Sustainable business models of enterprises - actual and declared activities for ensuring corporate sustainability

2020 
Abstract Entrepreneurs perceive and build sustainable business models in different ways. The actual and declared entrepreneurs’ attitudes and actions towards sustainable business models differ. The aim of the study was to determine whether the declarations of enterprises referring sustainable business models are coherent with actions they have taken to build sustainable business models. The basis of the study was data collected during focus interviews conducted in 2019 among business owners or their financial directors. The survey involved 60 respondents representing enterprises, including 34 referred to as micro and small enterprises, 17 medium enterprises, and 9 large enterprises. The study used the development pattern method described by Z. Hellwig. As a result of the study, four typological groups of enterprises were obtained, the first being the best and closest benchmark, and the fourth being the worst and the most distant from the benchmark.

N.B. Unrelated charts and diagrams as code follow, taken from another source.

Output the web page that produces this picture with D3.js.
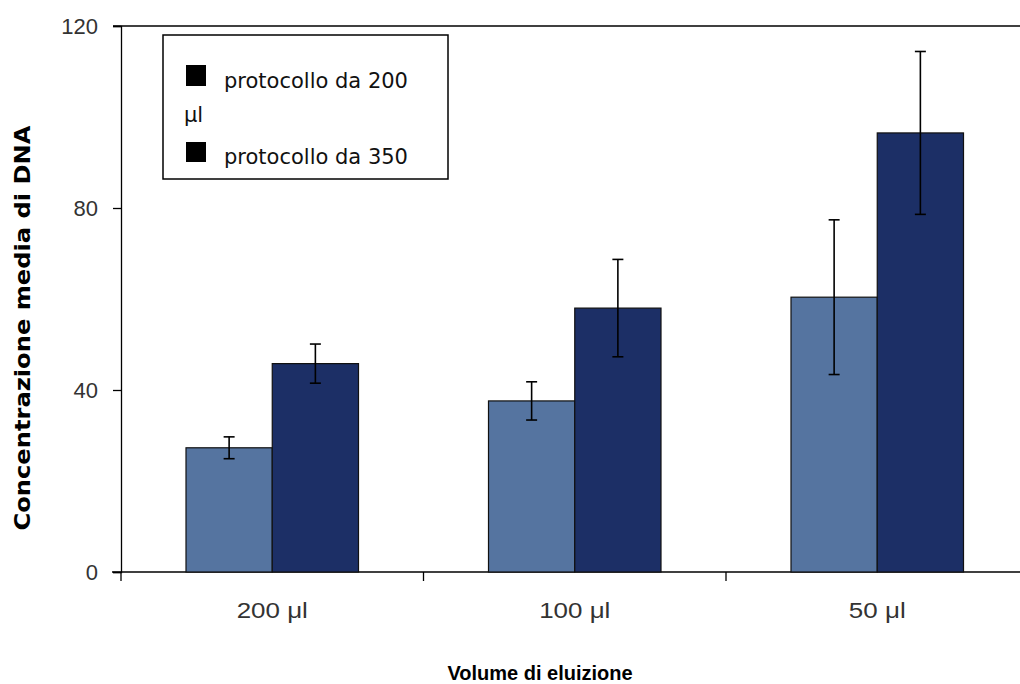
<!DOCTYPE html>
<head>
  <meta charset="utf-8">
  <script src="https://d3js.org/d3.v7.min.js"></script>
  <style>
    body { margin:0; background:#fff; }
    text { font-family: "Liberation Sans", Arial, sans-serif; }
  </style>
</head>
<body>
  <script>
    var categories = ['200 \u03bcl', '100 \u03bcl', '50 \u03bcl'];
    var series = ['protocollo da 200 \u03bcl', 'protocollo da 350'];
    var values200 = [27.3, 37.6, 60.4];
    var errors200 = [2.4, 4.2, 17.0];
    var values350 = [45.8, 58.0, 96.5];
    var errors350 = [4.3, 10.7, 17.9];
    var yTicks = [0, 40, 80, 120];
    var colors = ['#5574a0', '#1c2f66'];

    var width = 1020, height = 684;
    var svg = d3.select('body').append('svg')
      .attr('width', width)
      .attr('height', height);

    var x = d3.scaleBand()
      .domain(categories)
      .range([121, 1028.5]);
    var xs = d3.scaleBand()
      .domain([0, 1])
      .range([65, x.bandwidth() - 65]);
    var y = d3.scaleLinear()
      .domain([0, 120])
      .range([572, 26]);

    // top frame line
    svg.append('line')
      .attr('x1', 113).attr('x2', width)
      .attr('y1', y(120)).attr('y2', y(120))
      .attr('stroke', '#000').attr('stroke-width', 1.3);

    // y axis
    var yAxis = d3.axisLeft(y).tickValues(yTicks).tickSize(8).tickPadding(15);
    var gy = svg.append('g')
      .attr('transform', 'translate(121,0)')
      .call(yAxis);
    gy.select('.domain').attr('stroke', '#000').attr('stroke-width', 1.3);
    gy.selectAll('.tick line').attr('stroke', '#000').attr('stroke-width', 1.3);
    gy.selectAll('.tick text')
      .attr('font-size', 22).attr('fill', '#333')
      .style('font-family', '"Liberation Sans", sans-serif');

    // x axis line and ticks at band edges
    svg.append('line')
      .attr('x1', 112).attr('x2', width)
      .attr('y1', y(0)).attr('y2', y(0))
      .attr('stroke', '#000').attr('stroke-width', 1.3);
    var edges = categories.map(function(c) { return x(c); });
    svg.selectAll('.xtick')
      .data(edges)
      .enter().append('line')
      .attr('class', 'xtick')
      .attr('x1', function(d) { return d; })
      .attr('x2', function(d) { return d; })
      .attr('y1', y(0)).attr('y2', y(0) + 9)
      .attr('stroke', '#000').attr('stroke-width', 1.3);

    var xAxis = d3.axisBottom(x).tickSize(0).tickPadding(30);
    var gx = svg.append('g')
      .attr('transform', 'translate(0,' + y(0) + ')')
      .call(xAxis);
    gx.select('.domain').remove();
    gx.selectAll('.tick text')
      .attr('font-size', 22).attr('fill', '#333')
      .style('font-family', '"Liberation Sans", sans-serif')
      .each(function() {
        var t = d3.select(this);
        t.attr('textLength', this.getComputedTextLength() * 1.18)
         .attr('lengthAdjust', 'spacingAndGlyphs');
      });

    // bars
    var data = [];
    categories.forEach(function(c, i) {
      data.push({ c: c, s: 0, v: values200[i], e: errors200[i] });
      data.push({ c: c, s: 1, v: values350[i], e: errors350[i] });
    });

    var bars = svg.append('g');
    bars.selectAll('rect')
      .data(data)
      .enter().append('rect')
      .attr('x', function(d) { return x(d.c) + xs(d.s); })
      .attr('width', xs.bandwidth())
      .attr('y', function(d) { return y(d.v); })
      .attr('height', function(d) { return y(0) - y(d.v); })
      .attr('fill', function(d) { return colors[d.s]; })
      .attr('stroke', '#111')
      .attr('stroke-width', 1.2);

    // error bars
    var err = svg.append('g').attr('stroke', '#000').attr('stroke-width', 1.6);
    data.forEach(function(d) {
      var cx = x(d.c) + xs(d.s) + xs.bandwidth() / 2;
      err.append('line')
        .attr('x1', cx).attr('x2', cx)
        .attr('y1', y(d.v + d.e)).attr('y2', y(d.v - d.e));
      [d.v + d.e, d.v - d.e].forEach(function(v) {
        err.append('line')
          .attr('x1', cx - 5.5).attr('x2', cx + 5.5)
          .attr('y1', y(v)).attr('y2', y(v));
      });
    });

    // legend
    var lg = svg.append('g');
    lg.append('rect')
      .attr('x', 163).attr('y', 35)
      .attr('width', 285).attr('height', 144)
      .attr('fill', '#fff').attr('stroke', '#000').attr('stroke-width', 1.5);
    lg.append('rect').attr('x', 186).attr('y', 65).attr('width', 20).attr('height', 21).attr('fill', '#000');
    lg.append('rect').attr('x', 186).attr('y', 142).attr('width', 20).attr('height', 20).attr('fill', '#000');
    lg.append('text').attr('x', 224).attr('y', 88).attr('font-size', 21).attr('fill', '#111')
      .style('font-family', '"DejaVu Sans", sans-serif')
      .text('protocollo da 200');
    lg.append('text').attr('x', 184).attr('y', 122).attr('font-size', 21).attr('fill', '#111')
      .style('font-family', '"DejaVu Sans", sans-serif')
      .text('\u03bcl');
    lg.append('text').attr('x', 224).attr('y', 164).attr('font-size', 21).attr('fill', '#111')
      .style('font-family', '"DejaVu Sans", sans-serif')
      .text(series[1]);

    // axis titles
    svg.append('text')
      .attr('x', 540).attr('y', 680)
      .attr('text-anchor', 'middle')
      .attr('font-size', 20).attr('font-weight', 'bold').attr('fill', '#000')
      .style('font-family', '"Liberation Sans", sans-serif')
      .text('Volume di eluizione');

    svg.append('text')
      .attr('transform', 'translate(30,328) rotate(-90)')
      .attr('text-anchor', 'middle')
      .attr('font-size', 21).attr('font-weight', 'bold').attr('fill', '#000')
      .style('font-family', '"DejaVu Sans", sans-serif')
      .attr('textLength', 405).attr('lengthAdjust', 'spacingAndGlyphs')
      .text('Concentrazione media di DNA');
  </script>
</body>
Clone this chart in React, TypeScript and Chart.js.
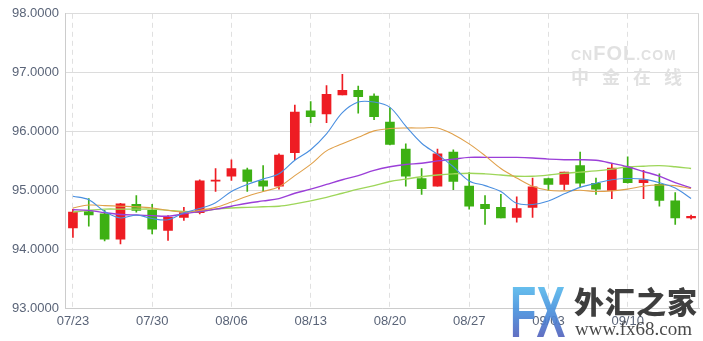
import React, { useEffect, useRef } from 'react';
import { Chart, registerables } from 'chart.js';

Chart.register(...registerables);

const dates = [
  '07/23', '07/24', '07/25', '07/26', '07/27',
  '07/30', '07/31', '08/01', '08/02', '08/03',
  '08/06', '08/07', '08/08', '08/09', '08/10',
  '08/13', '08/14', '08/15', '08/16', '08/17',
  '08/20', '08/21', '08/22', '08/23', '08/24',
  '08/27', '08/28', '08/29', '08/30', '08/31',
  '09/03', '09/04', '09/05', '09/06', '09/07',
  '09/10', '09/11', '09/12', '09/13', '09/14',
];

const opens = [
  94.36, 94.64, 94.60, 94.17, 94.76, 94.66, 94.32, 94.54, 94.62, 95.155,
  95.24, 95.35, 95.16, 95.07, 95.64, 96.35, 96.30, 96.62, 96.70, 96.60,
  96.16, 95.70, 95.20, 95.07, 95.65, 95.07, 94.76, 94.71, 94.54, 94.71,
  95.20, 95.10, 95.42, 95.12, 95.00, 95.40, 95.13, 95.10, 94.82, 94.53,
];
const closes = [
  94.63, 94.58, 94.17, 94.77, 94.66, 94.34, 94.54, 94.62, 95.16, 95.16,
  95.37, 95.15, 95.07, 95.60, 96.33, 96.25, 96.63, 96.70, 96.59, 96.25,
  95.78, 95.24, 95.03, 95.62, 95.15, 94.73, 94.69, 94.53, 94.69, 95.06,
  95.10, 95.31, 95.12, 95.02, 95.38, 95.13, 95.18, 94.83, 94.53, 94.56,
];
const highs = [
  94.68, 94.86, 94.66, 94.78, 94.91, 94.76, 94.57, 94.71, 95.18, 95.37,
  95.52, 95.38, 95.42, 95.62, 96.45, 96.51, 96.78, 96.97, 96.77, 96.64,
  96.40, 95.79, 95.37, 95.70, 95.69, 95.30, 94.91, 94.93, 94.89, 95.21,
  95.21, 95.31, 95.65, 95.21, 95.45, 95.57, 95.34, 95.28, 94.96, 94.58,
];
const lows = [
  94.20, 94.39, 94.14, 94.09, 94.63, 94.26, 94.15, 94.49, 94.60, 94.98,
  95.17, 94.98, 94.98, 95.02, 95.52, 96.15, 96.15, 96.62, 96.31, 96.20,
  95.77, 95.07, 94.93, 95.07, 95.01, 94.68, 94.42, 94.53, 94.46, 94.54,
  95.00, 95.01, 95.06, 94.93, 94.86, 95.12, 94.86, 94.73, 94.42, 94.51,
];

const ma5 = [
  94.90, 94.84, 94.64, 94.53, 94.58, 94.52, 94.50, 94.62, 94.69, 94.79,
  94.98, 95.10, 95.19, 95.28, 95.51, 95.69, 95.96, 96.32, 96.50, 96.50,
  96.41, 96.09, 95.80, 95.61, 95.40, 95.16, 95.08, 94.98, 94.78, 94.76,
  94.82, 94.94, 95.05, 95.12, 95.18, 95.20, 95.19, 95.13, 95.04, 94.86,
];
const ma10 = [
  94.70, 94.75, 94.74, 94.73, 94.72, 94.70, 94.66, 94.63, 94.66, 94.71,
  94.80, 94.90, 94.98, 95.06, 95.25, 95.44, 95.67, 95.79, 95.90, 96.01,
  96.05, 96.06, 96.06, 96.06, 95.95, 95.79, 95.59, 95.37, 95.21, 95.07,
  95.00, 94.99, 95.00, 94.98, 94.99, 95.02, 95.07, 95.09, 95.08, 95.03,
];
const ma20 = [
  94.67, 94.66, 94.62, 94.59, 94.58, 94.57, 94.56, 94.60, 94.64, 94.68,
  94.73, 94.78, 94.82, 94.86, 94.95, 95.02, 95.10, 95.18, 95.25, 95.34,
  95.40, 95.44, 95.46, 95.50, 95.53, 95.56, 95.56, 95.56, 95.56, 95.55,
  95.53, 95.52, 95.52, 95.51, 95.46, 95.40, 95.32, 95.24, 95.13, 95.04,
];
const ma30 = [
  94.63, 94.66, 94.68, 94.68, 94.68, 94.68, 94.66, 94.64, 94.64, 94.68,
  94.70, 94.71, 94.72, 94.73, 94.77, 94.82, 94.88, 94.95, 95.02, 95.08,
  95.15, 95.19, 95.23, 95.26, 95.28, 95.29, 95.28, 95.26, 95.24, 95.24,
  95.26, 95.29, 95.31, 95.33, 95.36, 95.40, 95.41, 95.42, 95.40, 95.37,
];

const yMin = 93;
const yMax = 98;
const labelEvery = 5;

const UP = '#ee1c23';
const DOWN = '#3db013';

export default function App() {
  const ref = useRef<HTMLCanvasElement>(null);

  useEffect(() => {
    if (!ref.current) return;
    const colors = opens.map((o, i) => (closes[i] >= o ? UP : DOWN));
    const bodies = opens.map((o, i) => [Math.min(o, closes[i]), Math.max(o, closes[i])]);
    const wicks = lows.map((l, i) => [l, highs[i]]);

    const frame = {
      id: 'frame',
      beforeDatasetsDraw(chart: any) {
        const { ctx, chartArea: a } = chart;
        ctx.save();
        ctx.strokeStyle = '#d4d4d4';
        ctx.lineWidth = 1;
        ctx.beginPath();
        const x = Math.round(a.right) - 0.5;
        ctx.moveTo(x, a.top);
        ctx.lineTo(x, a.bottom);
        ctx.stroke();
        ctx.restore();
      },
    };

    const lineDs = (data: number[], color: string, width: number) => ({
      type: 'line' as const,
      data,
      borderColor: color,
      backgroundColor: color,
      borderWidth: width,
      pointRadius: 0,
      tension: 0.35,
      fill: false,
      order: 0,
    });

    const chart = new Chart(ref.current, {
      type: 'bar',
      data: {
        labels: dates,
        datasets: [
          lineDs(ma5, '#4a8fe0', 1.1),
          lineDs(ma10, '#e0a04a', 1.1),
          lineDs(ma20, '#9b3fd8', 1.4),
          lineDs(ma30, '#9ed65a', 1.4),
          {
            type: 'bar',
            data: bodies as any,
            backgroundColor: colors,
            borderWidth: 0,
            barThickness: 9,
            minBarLength: 1,
            grouped: false,
            order: 1,
          } as any,
          {
            type: 'bar',
            data: wicks as any,
            backgroundColor: colors,
            borderWidth: 0,
            barThickness: 1,
            grouped: false,
            order: 2,
          } as any,
        ],
      },
      options: {
        responsive: false,
        animation: false,
        devicePixelRatio: 1,
        layout: { padding: { top: 12, right: 4, left: 0, bottom: 0 } },
        plugins: { legend: { display: false }, tooltip: { enabled: false } },
        scales: {
          x: {
            type: 'category',
            offset: true,
            afterFit: (s: any) => { s.height = 33; },
            grid: {
              offset: false,
              drawTicks: false,
              color: (ctx: any) => (ctx.index % labelEvery === 0 ? '#e0e0e0' : 'rgba(0,0,0,0)'),
            },
            border: { color: '#cccccc', dash: [5, 4] },
            ticks: {
              autoSkip: false,
              maxRotation: 0,
              padding: 6,
              color: '#5a6478',
              font: { family: 'Arial, "Liberation Sans", sans-serif', size: 13 },
              callback: (_v: any, i: number) => (i % labelEvery === 0 ? dates[i] : ''),
            },
          },
          y: {
            min: yMin,
            max: yMax,
            afterFit: (s: any) => { s.width = 65; },
            grid: { color: '#dcdcdc', drawTicks: false },
            border: { color: '#cccccc' },
            ticks: {
              stepSize: 1,
              padding: 6,
              color: '#5a6478',
              font: { family: 'Arial, "Liberation Sans", sans-serif', size: 13 },
              callback: (v: any) => Number(v).toFixed(4),
            },
          },
        },
      },
      plugins: [frame],
    });
    return () => chart.destroy();
  }, []);

  return (
    <div style={{ position: 'fixed', left: 0, top: 0, width: 703, height: 341, background: '#fff', overflow: 'hidden' }}>
      <canvas ref={ref} width={703} height={341} style={{ display: 'block' }} />
      <div style={{ position: 'absolute', left: 571, top: 43, width: 118, fontFamily: 'Arial, "Liberation Sans", sans-serif', fontWeight: 'bold', color: '#e1e1e1', lineHeight: 1 }}>
        <div style={{ fontSize: 20, letterSpacing: 1, whiteSpace: 'nowrap' }}>
          <span style={{ fontSize: 14 }}>CN</span>FOL<span style={{ fontSize: 14 }}>.COM</span>
        </div>
        <div style={{ fontFamily: '"Noto Sans CJK SC", sans-serif', fontSize: 18, letterSpacing: 13, marginTop: 4, whiteSpace: 'nowrap' }}>中金在线</div>
      </div>
      <div style={{ position: 'absolute', left: 510, top: 276, opacity: 0.92, whiteSpace: 'nowrap' }}>
        <div style={{
          position: 'absolute', left: 0, top: 0, fontFamily: 'Arial, "Liberation Sans", sans-serif', fontWeight: 900,
          fontSize: 72, lineHeight: '72px', transform: 'scaleX(0.6)', transformOrigin: 'left top',
          background: 'linear-gradient(180deg, #60ccf4 0%, #4a90dc 50%, #5a50b0 100%)',
          WebkitBackgroundClip: 'text', backgroundClip: 'text', color: 'transparent',
        }}>FX</div>
        <div style={{ position: 'absolute', left: 64, top: 8, fontFamily: '"Noto Sans CJK SC", sans-serif', fontWeight: 900, fontSize: 30, lineHeight: '32px', color: '#2e2e2e', letterSpacing: 1 }}>外汇之家</div>
        <div style={{ position: 'absolute', left: 65, top: 43, fontFamily: '"Liberation Serif", serif', fontSize: 19, lineHeight: '20px', color: '#3a3a3a' }}>www.fx68.com</div>
      </div>
    </div>
  );
}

As a result of the study, it was confirmed that enterprises that declare a sustainable business model are more likely to undertake social and environmental activities than enterprises that delineate that they do not implement such a model. However, this is not a general conclusion, because in the fourth typological group, in which sustainability activities were sporadically identified, no enterprises declared a sustainable business model, and vice versa, in the first typological group, one company declared that they did not have a sustainable business model.